Many of the problems that the author experienced will probably (hopefully) be resolved by the time that 5-STABLE is released.
I don't argue that there are problems in the 5-series (I still stick with 4-STABLE), but if you're going to review it, at least make it obvious that it is not a finished product.
You can find it here: FreeBSD HandBook
Instead of doing this:
using the installer, I typed /bin/bash as the shell
I could edit the passwd files
It took me over an hour trying to find on Google clues
I had to create links for /dev/dvd and /dev/cdrw
I also had to edit rc.conf to enable Samba
Further remarks:
The ports system does come with preconfigured applications, this is what I really like about FreeBSD. I don't need long time to setup things.

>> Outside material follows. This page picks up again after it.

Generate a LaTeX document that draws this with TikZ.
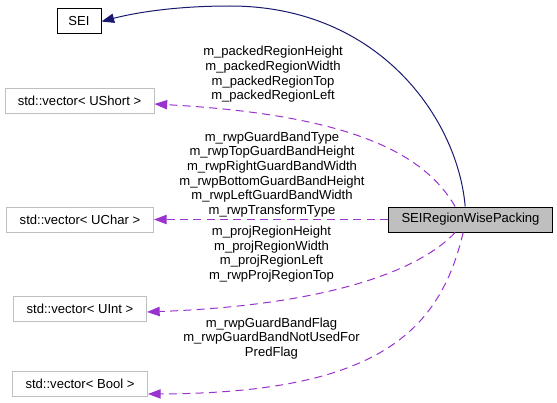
\documentclass[tikz,border=0pt]{standalone}
\usepackage{fontspec}
\setmainfont{Liberation Sans}
\usetikzlibrary{arrows.meta}
\definecolor{edgenavy}{HTML}{191970}
\definecolor{edgeviolet}{HTML}{9A32CD}
\definecolor{boxgray}{HTML}{BFBFBF}

\begin{document}
\begin{tikzpicture}[x=0.75pt,y=-0.75pt,line width=0.75pt,
  font=\fontsize{9.8}{10.95}\selectfont,
  cls/.style={draw, minimum height=18.75pt, inner sep=0pt},
  ext/.style={cls, draw=boxgray},
  inherit/.style={draw=edgenavy, -{Triangle[length=9.5pt,width=7pt]}},
  usage/.style={draw=edgeviolet, dash pattern=on 6pt off 4pt, -{Triangle[length=9.5pt,width=7pt]}},
  lbl/.style={align=center, inner sep=0pt}]
\useasboundingbox (0,0) rectangle (557,403);
\node[cls, minimum width=33pt] (sei) at (79,21.5) {SEI};
\node[ext, minimum width=111.75pt] (ushort) at (79.5,101) {std::vector< UShort >};
\node[ext, minimum width=110.25pt] (uchar) at (80,219.5) {std::vector< UChar >};
\node[ext, minimum width=99.75pt] (uint) at (80,309) {std::vector< UInt >};
\node[ext, minimum width=101.25pt] (bool) at (80,384) {std::vector< Bool >};
\node[cls, fill=boxgray, minimum width=123pt] (rwp) at (470.5,219.5) {SEIRegionWisePacking};

\node[lbl] (ushortlbl) at (273,74.5) {m\_packedRegionHeight\\m\_packedRegionWidth\\m\_packedRegionTop\\m\_packedRegionLeft};
\node[lbl] (ucharlbl) at (272,174.5) {m\_rwpGuardBandType\\m\_rwpTopGuardBandHeight\\m\_rwpRightGuardBandWidth\\m\_rwpBottomGuardBandHeight\\m\_rwpLeftGuardBandWidth\\m\_rwpTransformType};
\node[lbl] (uintlbl) at (271.5,254) {m\_projRegionHeight\\m\_projRegionWidth\\m\_projRegionLeft\\m\_rwpProjRegionTop};
\node[lbl] (boollbl) at (271.5,338.5) {m\_rwpGuardBandFlag\\m\_rwpGuardBandNotUsedFor\\PredFlag};

\path[inherit] ([xshift=-4pt]rwp.north) .. controls (458,120) and (380,6) .. (230,6) .. controls (170,6) and (130,14) .. (sei.east);
\path[usage] ([xshift=-11.5pt]rwp.north) .. controls (425,155) and (355,115) .. ([yshift=-2.25pt]ushort.east);
\path[usage,line width=0.85pt] (rwp.west) -- (uchar.east);
\path[usage] ([xshift=-11.5pt]rwp.south) .. controls (420,270) and (330,305) .. ([yshift=-2.25pt]uint.east);
\path[usage] ([xshift=-5.5pt]rwp.south) .. controls (440,330) and (380,393) .. ([yshift=-7.5pt]bool.east);
\end{tikzpicture}
\end{document}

Instead VLC (which is a really buggy thing), better use mplayer.
ext2fs has an evil license (GPL), that's why it is not default.
I am happy with my X11-speed on 5.2R, I have 2700fps using glxgears on my P3-500.
Ports is the best thing about FreeBSD. Talking differently is typical for Linux users.
I consider FreeBSD as the best desktop ever, but I don't use Gnome2 (does not mean, I don't like it), I rather use Xfce4, which looks good and is lightweight.
I actually think that you need less experience to install FreeBSD. I recently tried to install Debian, but it failed to find my Intel Ethernet Express Pro 100, because Debian is using ancient kernels. Such things and all networking (including PPPoE) works out-of-the-box on FreeBSD.